Problem statement: Count the lines in the records below that contain the word "this", and reply with only that number.

Start Data excerpts

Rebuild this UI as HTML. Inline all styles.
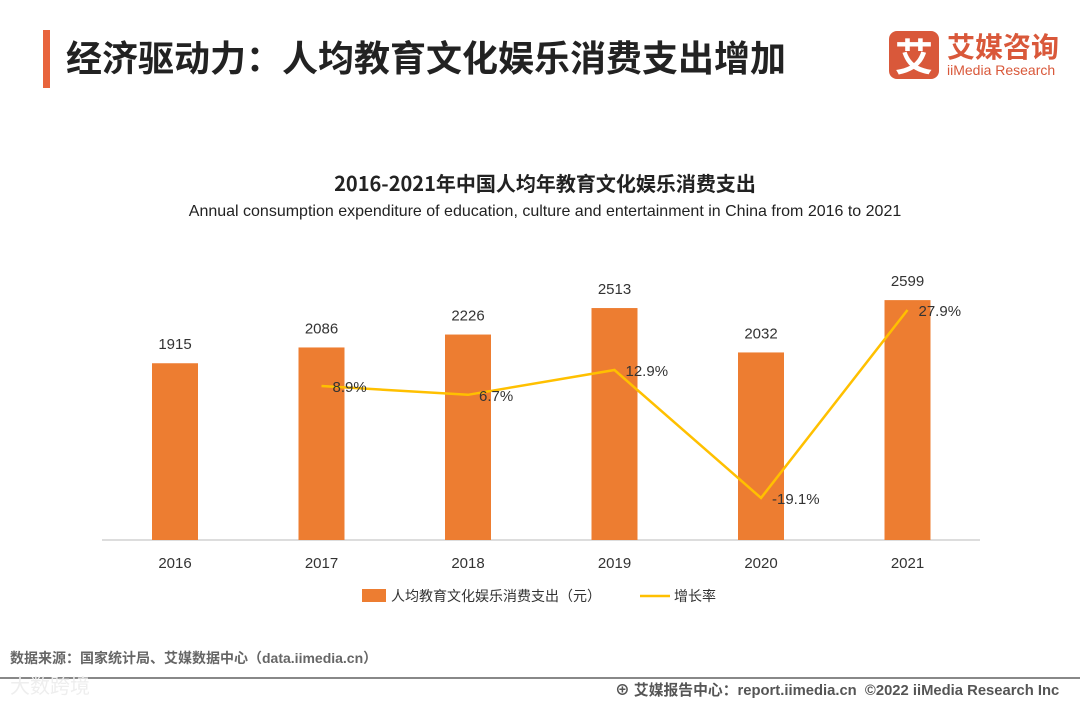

End Data excerpts
Start Data excerpts

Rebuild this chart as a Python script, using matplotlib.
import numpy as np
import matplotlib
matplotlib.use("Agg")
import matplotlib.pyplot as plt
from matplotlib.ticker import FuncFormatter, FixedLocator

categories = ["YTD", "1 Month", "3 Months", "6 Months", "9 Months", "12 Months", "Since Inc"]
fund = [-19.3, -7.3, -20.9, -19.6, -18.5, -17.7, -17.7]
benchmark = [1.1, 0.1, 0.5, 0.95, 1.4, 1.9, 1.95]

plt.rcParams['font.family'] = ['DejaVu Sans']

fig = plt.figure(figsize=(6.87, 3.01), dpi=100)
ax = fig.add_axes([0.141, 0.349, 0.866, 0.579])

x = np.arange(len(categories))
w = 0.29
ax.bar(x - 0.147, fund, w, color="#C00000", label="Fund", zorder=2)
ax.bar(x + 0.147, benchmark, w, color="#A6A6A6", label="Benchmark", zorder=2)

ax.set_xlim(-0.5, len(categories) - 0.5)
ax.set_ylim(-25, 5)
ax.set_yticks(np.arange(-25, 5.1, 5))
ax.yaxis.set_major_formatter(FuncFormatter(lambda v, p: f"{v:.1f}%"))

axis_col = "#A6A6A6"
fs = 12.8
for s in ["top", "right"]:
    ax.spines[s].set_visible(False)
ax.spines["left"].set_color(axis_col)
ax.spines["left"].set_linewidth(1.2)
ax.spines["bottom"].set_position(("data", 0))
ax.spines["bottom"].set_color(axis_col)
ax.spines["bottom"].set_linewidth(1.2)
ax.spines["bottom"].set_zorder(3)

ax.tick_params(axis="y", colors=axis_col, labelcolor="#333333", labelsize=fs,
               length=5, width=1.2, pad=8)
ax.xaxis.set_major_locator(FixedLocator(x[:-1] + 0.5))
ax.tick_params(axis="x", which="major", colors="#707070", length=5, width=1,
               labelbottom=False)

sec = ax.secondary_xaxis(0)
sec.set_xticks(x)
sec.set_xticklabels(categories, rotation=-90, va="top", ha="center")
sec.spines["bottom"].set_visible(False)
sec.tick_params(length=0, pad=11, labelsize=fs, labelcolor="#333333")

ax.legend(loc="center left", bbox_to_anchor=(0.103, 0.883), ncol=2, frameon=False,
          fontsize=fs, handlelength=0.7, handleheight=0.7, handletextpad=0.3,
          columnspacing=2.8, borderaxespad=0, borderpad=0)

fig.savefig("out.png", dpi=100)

End Data excerpts

Written response: 2